Social Work, MSW
At a Glance:
- Emphasis on experiential learning with two student-selected internship practicums
- Only MSW program in the State of Delaware
- Nationally ranked by US News and World Report
- Opportunities for faculty-student collaboration,
- Graduates are eligible to sit for entry level graduate licensing exams as required by their home states
The Graduate Social Work Program is fully accredited from the Council on Social Work Education (CSWE) and is nationally ranked by US News and World Report.
The MSW program at Delaware State University has one concentration — advanced generalist practice. Accordingly, the program prepares students for advanced practice with individuals, families, groups, organizations, and communities. Having satisfied all of the program’s academic requirements, students leave the program with competencies allowing them to practice with and on behalf of Delawareans, and with clients throughout the region, across the nation and globally. Course offerings provide students an understanding of social, economic, political and interpersonal problems from a global perspective. Consequently, students comprehend the effects of problems, such as poverty, health disparities, racism and oppression on populations that live in parts of the world outside the United States.
It is understood that these unique elements of the curriculum are congruent with the concepts and intervention principles that define the framework for all professional social work practice, that is, generalist practice. Therefore, students graduate able to generalize the knowledge, values and skills that underlie all social work practice in different settings with diverse populations experiencing multiple, complex problems. The MSW curriculum is grounded on the Department of Social Work’s five underpinnings.
Graduates of the MSW program possess the competencies needed to engage, assess, intervene and evaluate individuals, families, treatment groups, organizations and communities. They are able to evaluate the efficacy of interventions and programs, integrate theories of personality and adult psychopathology, address health and mental health disparities from a public health perspective, and understand and assimilate theories and practice principles that guide human service administration. Graduates are competent to practice with systems of all sizes in a wide array of settings—from traditional public social welfare and governmental agencies to small and medium size nonprofit organizations to private and for-profit entities. Graduates can expect to address social issues at the micro, mezzo and macro levels of practice. Alumni are prepared to work in rural, suburban and metropolitan areas alike.
The foundation courses present a generalist perspective to social work practice and consist of fundamental content in human behavior and the social environment, social policies, research, practice and field practicum. The advanced courses build upon the core foundation year competencies and behaviors of acquired knowledge, values and skills and demonstrate the integration and application of both the core and advanced competencies in practice with individuals, families, groups, organizations, and communities.
MSW Program Goals
The MSW program has developed five goals derived from its mission and reflect the social work profession’s purpose and core values and the program’s context.
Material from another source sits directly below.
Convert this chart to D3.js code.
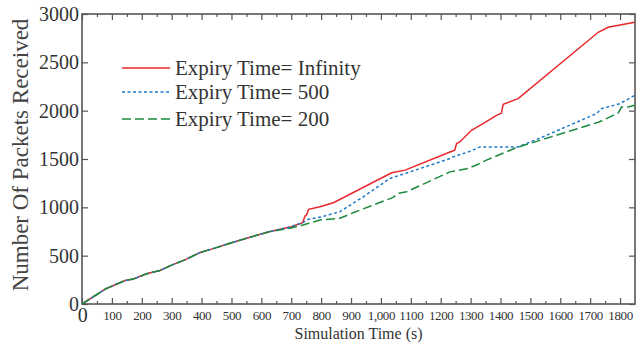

The goals are as follows:
- To graduate advanced level practitioners who can independently employ empowerment-oriented and strengths perspective frameworks to work with marginalized and oppressed populations within the context of a Black perspective for social work practice.
- To provide the social work profession with advanced generalist practitioners who are able to think critically and possess the requisite knowledge and skills to work independently with diverse client systems, particularly those from rural communities, in a global society.
- To graduate advanced level social workers whose orientation for service intervention begins with prevention, and who are able to identify and incorporate protective factors and utilize the professional relationship when assessing and intervening with diverse client systems, particularly those that are experiencing difficult and complex challenges.
- To graduate advanced level social workers who demonstrate the ability to formulate and re-formulate policies and advocate macro level systemic change, while exhibiting knowledge and sensitivity to trends, practices, and concepts that shape and inform social work practice with diverse client systems.
- To graduate advanced level practitioners who can competently utilize scientific inquiry to inform and evaluate the effectiveness of their practice and use program evaluation results to improve service outcomes for clients.
ADVANCED STANDING CREDITS
Applicants who have graduated from a Bachelor of Social Work Degree Program accredited by the Council on Social Work Education may receive up to a maximum of twenty-eight (28) credits applied toward the MSW degree at the time of admission, if they meet the requirements for regular status. This option may be an acceptable alternative for applicants who do not meet the requirements for Advanced Standing. If admitted under regular status, these individuals may receive advanced standing credits for all undergraduate foundations courses with grades of “B” or better earned within the last five (5) years. This option is granted on an individual basis. Advanced standing credit will not be considered for practice courses or field practicum. Applicants seeking advanced standing credits may be required to submit course syllabi from their undergraduate courses.